These two machines are now unused and replaced by graphite1004, they can be returned to spares pool at the beginning of December (leaving some time to come back to them if graphite1004 for some reason doesn't work).
This task will track the #decommission of servers graphite1001 & graphite1003. Both of these systems are out of warranty and need to have their return to spares or disposal approved. Their warranties expired in January and February of 2018, so they were purchased in 2015. They are now both over 4 years old. @robh coordinated with @faidon via irc on 2019-02-14 and confirmed we should decommission these.
The first 5 steps should be completed by the service owner that is returning the server to DC-ops (for reclaim to spare or decommissioning, dependent on server configuration and age.)
graphite1001:
Steps for service owner:
[x] - all system services confirmed offline from production use
[x] - set all icinga checks to maint mode/disabled while reclaim/decommmission takes place.
[x] - remove system from all lvs/pybal active configuration
[x] - any service group puppet/hiera/dsh config removed
[x] - remove site.pp (replace with role::spare::system if system isn't shut down immediately during this process.)
[x] - unassign service owner from this task, check off completed steps, and assign to @robh for followup on below steps.
Steps for DC-Ops:
The following steps cannot be interrupted, as it will leave the system in an unfinished state.

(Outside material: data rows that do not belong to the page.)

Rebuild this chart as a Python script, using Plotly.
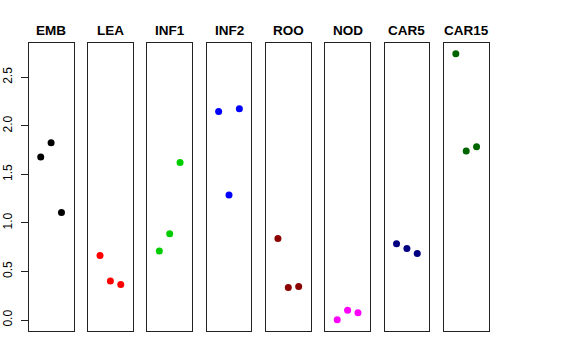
import plotly.graph_objects as go

tissues = ["EMB", "LEA", "INF1", "INF2", "ROO", "NOD", "CAR5", "CAR15"]
rep1 = [1.68, 0.665, 0.71, 2.147, 0.839, 0.004, 0.785, 2.743]
rep2 = [1.826, 0.401, 0.888, 1.288, 0.336, 0.10, 0.737, 1.740]
rep3 = [1.107, 0.367, 1.623, 2.175, 0.346, 0.076, 0.685, 1.785]
colors = ["#000000", "#FF0000", "#00CD00", "#0000FF", "#8B0000", "#FF00FF", "#000080", "#006400"]
replicates = [1, 2, 3]
y_ticks = [0.0, 0.5, 1.0, 1.5, 2.0, 2.5]

W, H = 576, 360
left0, pw, step = 28.7, 44.8, 59.3
top_px, bot_px = 43.0, 330.7

fig = go.Figure()
for i, t in enumerate(tissues):
    n = "" if i == 0 else str(i + 1)
    fig.add_trace(go.Scatter(
        x=replicates, y=[rep1[i], rep2[i], rep3[i]],
        mode="markers", marker=dict(color=colors[i], size=7),
        xaxis="x" + n, yaxis="y" + n, showlegend=False, hoverinfo="y"))
    x0 = (left0 + i * step) / W
    x1 = (left0 + i * step + pw) / W
    fig.layout["xaxis" + n] = dict(
        domain=[x0, x1], range=[-0.16, 4.16], showgrid=False, zeroline=False,
        showticklabels=False, ticks="", showline=True, mirror=True,
        linecolor="#222", linewidth=1, anchor="y" + n, fixedrange=True,
        automargin=False)
    ya = dict(domain=[1 - bot_px / H, 1 - top_px / H], range=[-0.1097, 2.853],
              showgrid=False, zeroline=False, showline=True, mirror=True,
              linecolor="#222", linewidth=1, anchor="x" + n, fixedrange=True,
              automargin=False)
    if i == 0:
        ya.update(tickvals=y_ticks, ticktext=["%.1f" % v for v in y_ticks],
                  ticks="outside", ticklen=7, tickcolor="#222", tickangle=-90,
                  tickfont=dict(size=12, color="#000", family="Liberation Sans"),
                  ticklabelstandoff=4)
    else:
        ya.update(showticklabels=False, ticks="")
    fig.layout["yaxis" + n] = ya
    fig.add_annotation(x=(x0 + x1) / 2, y=1 - 30 / H, xref="paper", yref="paper",
                       text="<b>%s</b>" % t, showarrow=False, xanchor="center",
                       yanchor="middle",
                       font=dict(size=13.5, color="#000", family="Liberation Sans"))

fig.update_layout(width=W, height=H, margin=dict(l=0, r=0, t=0, b=0),
                  paper_bgcolor="white", plot_bgcolor="white",
                  font=dict(family="Liberation Sans"))
fig.write_html("out.html", post_script="document.body.style.margin='0';",
               config={"displayModeBar": False})
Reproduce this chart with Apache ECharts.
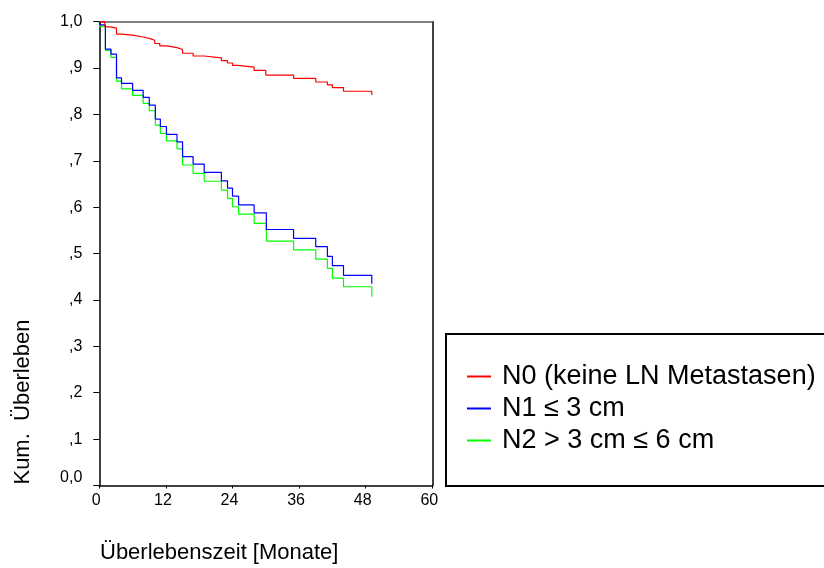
<!DOCTYPE html>
<html>
<head>
<meta charset="utf-8">
<script src="https://cdn.jsdelivr.net/npm/echarts@6/dist/echarts.min.js"></script>
<style>
html,body{margin:0;padding:0;background:#fff;}
#chart{width:824px;height:568px;}
</style>
</head>
<body>
<div id="chart"></div>
<script>
// Kaplan-Meier step data: [month, cumulative survival]
const seriesNames = ['N0 (keine LN Metastasen)', 'N1 \u2264 3 cm', 'N2 > 3 cm \u2264 6 cm'];
const seriesColors = ['#ff0000', '#0000ff', '#00ff00'];

const n0Data = [
  [0,1.0],[1.0,0.989],[2.0,0.986],[3.1,0.973],[4.0,0.971],[6.0,0.967],[7.9,0.964],[9.0,0.960],
  [10.0,0.953],[10.9,0.948],[12.1,0.944],[14.0,0.940],[15.0,0.932],[16.9,0.926],[18.9,0.922],
  [22.0,0.916],[23.1,0.911],[24.0,0.906],[25.0,0.902],[27.9,0.895],[30.0,0.885],[35.0,0.878],
  [39.0,0.870],[41.1,0.864],[42.0,0.858],[44.0,0.850],[49.1,0.842]
];
const n1Data = [
  [0,1.0],[0.1,0.993],[1.1,0.941],[2.1,0.930],[3.1,0.879],[4.0,0.867],[6.0,0.852],[7.9,0.837],
  [9.0,0.820],[10.1,0.790],[11.0,0.774],[12.1,0.757],[14.0,0.741],[15.0,0.709],[16.9,0.693],
  [18.9,0.675],[22.0,0.657],[23.1,0.641],[24.0,0.624],[25.1,0.605],[27.9,0.588],[30.1,0.552],
  [35.0,0.533],[39.0,0.515],[41.1,0.494],[42.0,0.474],[44.0,0.453],[49.1,0.435]
];
const n2Data = [
  [0,1.0],[0.1,0.990],[1.1,0.938],[2.1,0.923],[3.1,0.872],[4.0,0.855],[6.0,0.841],[7.9,0.824],
  [9.0,0.808],[10.1,0.777],[11.0,0.759],[12.1,0.743],[14.0,0.726],[15.0,0.691],[16.9,0.673],
  [18.9,0.656],[22.0,0.637],[23.1,0.619],[24.0,0.601],[25.1,0.585],[27.9,0.565],[30.1,0.527],
  [35.0,0.508],[39.0,0.488],[41.1,0.468],[42.0,0.447],[44.0,0.4285],[49.1,0.407]
];

const xTicks = [0, 12, 24, 36, 48, 60];
const yTickLabels = ['0,0', ',1', ',2', ',3', ',4', ',5', ',6', ',7', ',8', ',9', '1,0'];
const xTitle = 'Überlebenszeit [Monate]';
const yTitle = 'Kum.  Überleben';

const FONT = '"Liberation Sans", Arial, sans-serif';
const chart = echarts.init(document.getElementById('chart'), null, {renderer: 'canvas'});

const allData = [n0Data, n1Data, n2Data];
const series = allData.map((d, i) => ({
  name: seriesNames[i],
  type: 'line',
  step: 'end',
  data: d,
  showSymbol: false,
  symbol: 'none',
  lineStyle: {color: seriesColors[i], width: 1.2},
  itemStyle: {color: seriesColors[i]},
  z: 10 - i,
  xAxisIndex: 0,
  yAxisIndex: 0
}));

chart.setOption({
  animation: false,
  backgroundColor: '#ffffff',
  grid: {left: 99.3, right: 391.7, top: 21.7, bottom: 82.5, containLabel: false},
  title: {
    text: xTitle,
    left: 100,
    top: 542,
    padding: 0,
    textStyle: {fontFamily: FONT, fontSize: 22, fontWeight: 'normal', color: '#000'}
  },
  graphic: [
    {
      type: 'rect',
      shape: {x: 446, y: 334, width: 400, height: 152},
      style: {fill: '#fff', stroke: '#000', lineWidth: 2},
      z: 0
    },
    {
      type: 'text',
      x: 22.5,
      y: 402,
      rotation: Math.PI / 2,
      style: {
        text: yTitle,
        fill: '#000',
        font: '22px ' + FONT,
        textAlign: 'center',
        textVerticalAlign: 'middle'
      }
    }
  ],
  legend: {
    data: seriesNames,
    orient: 'vertical',
    left: 462,
    top: 358,
    icon: 'rect',
    itemWidth: 24,
    itemHeight: 2,
    itemGap: 5,
    selectedMode: false,
    textStyle: {fontFamily: FONT, fontSize: 27, color: '#000', lineHeight: 26, padding: [0, 0, 0, 6]}
  },
  xAxis: [
    {
      type: 'value',
      min: 0, max: 60, interval: 12,
      axisLine: {show: true, lineStyle: {color: '#000', width: 1.5}},
      axisTick: {show: true, length: 3, lineStyle: {color: '#000'}},
      splitLine: {show: false},
      axisLabel: {
        margin: 7,
        fontFamily: FONT, fontSize: 16, color: '#000',
        formatter: v => xTicks.includes(v) ? '{a|' + v + '}' : '',
        rich: {a: {fontFamily: FONT, fontSize: 16, color: '#000', padding: [0, 6, 0, 0]}}
      }
    },
    {
      type: 'value',
      position: 'top',
      min: 0, max: 60, interval: 12,
      axisLine: {show: true, onZero: false, lineStyle: {color: '#555', width: 1.5}},
      axisTick: {show: false},
      axisLabel: {show: false},
      splitLine: {show: false}
    }
  ],
  yAxis: [
    {
      type: 'value',
      min: 0, max: 1, interval: 0.1,
      axisLine: {show: true, lineStyle: {color: '#000', width: 1.5}},
      axisTick: {show: true, length: 6, lineStyle: {color: '#000'}},
      splitLine: {show: false},
      axisLabel: {
        margin: 17,
        fontFamily: FONT, fontSize: 16, color: '#000',
        formatter: v => {
          const idx = Math.round(v * 10);
          if (idx === 0) return '{z|' + yTickLabels[0] + '}';
          return yTickLabels[idx];
        },
        rich: {z: {fontFamily: FONT, fontSize: 16, color: '#000', padding: [0, 0, 16, 0]}}
      }
    },
    {
      type: 'value',
      position: 'right',
      min: 0, max: 1, interval: 0.1,
      axisLine: {show: true, onZero: false, lineStyle: {color: '#000', width: 1.5}},
      axisTick: {show: false},
      axisLabel: {show: false},
      splitLine: {show: false}
    }
  ],
  series: series
});
</script>
</body>
</html>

**Start non-interrupt steps:**
[x] - disable puppet on host
[x] - power down host
[x] - update netbox status to Inventory (if decom) or Planned (if spare)
[x] - disable switch port
[x] - switch port assignment noted on this task (for later removal) asw2-c-eqiad:ge-4/0/6
[] - remove all remaining puppet references (include role::spare)
[] - remove production dns entries
[] - puppet node clean, puppet node deactivate (handled by wmf-decommission-host)
[] - remove dbmonitor entries on neodymium/sarin: sudo curl -X DELETE https://debmonitor.discovery.wmnet/hosts/${HOST_FQDN} --cert /etc/debmonitor/ssl/cert.pem --key /etc/debmonitor/ssl/server.key (handled by wmf-decommission-host)
**End non-interrupt steps.**
[] - system disks wiped (by onsite)
[] - IF DECOM: system unracked and decommissioned (by onsite), update racktables with result
[] - IF DECOM: switch port configration removed from switch once system is unracked.
[] - IF DECOM: add system to decommission tracking google sheet
[] - IF DECOM: mgmt dns entries removed.
graphite1003:
Steps for service owner:
[x] - all system services confirmed offline from production use
[x] - set all icinga checks to maint mode/disabled while reclaim/decommmission takes place.
[x] - remove system from all lvs/pybal active configuration
[x] - any service group puppet/hiera/dsh config removed
[x] - remove site.pp (replace with role::spare::system if system isn't shut down immediately during this process.)
[x] - unassign service owner from this task, check off completed steps, and assign to @robh for followup on below steps.
Steps for DC-Ops:
The following steps cannot be interrupted, as it will leave the system in an unfinished state.
**Start non-interrupt steps:**
[x] - disable puppet on host
[x] - power down host
[x] - update netbox status to Inventory (if decom) or Planned (if spare)
[x] - disable switch port
[x] - switch port assignment noted on this task (for later removal) asw-a-eqiad:ge-3/0/15
[] - remove all remaining puppet references (include role::spare)
[] - remove production dns entries
[] - puppet node clean, puppet node deactivate (handled by wmf-decommission-host)
[] - remove dbmonitor entries on neodymium/sarin: sudo curl -X DELETE https://debmonitor.discovery.wmnet/hosts/${HOST_FQDN} --cert /etc/debmonitor/ssl/cert.pem --key /etc/debmonitor/ssl/server.key (handled by wmf-decommission-host)
**End non-interrupt steps.**
[] - system disks wiped (by onsite)
[] - IF DECOM: system unracked and decommissioned (by onsite), update racktables with result
[] - IF DECOM: switch port configration removed from switch once system is unracked.
[] - IF DECOM: add system to decommission tracking google sheet
[] - IF DECOM: mgmt dns entries removed.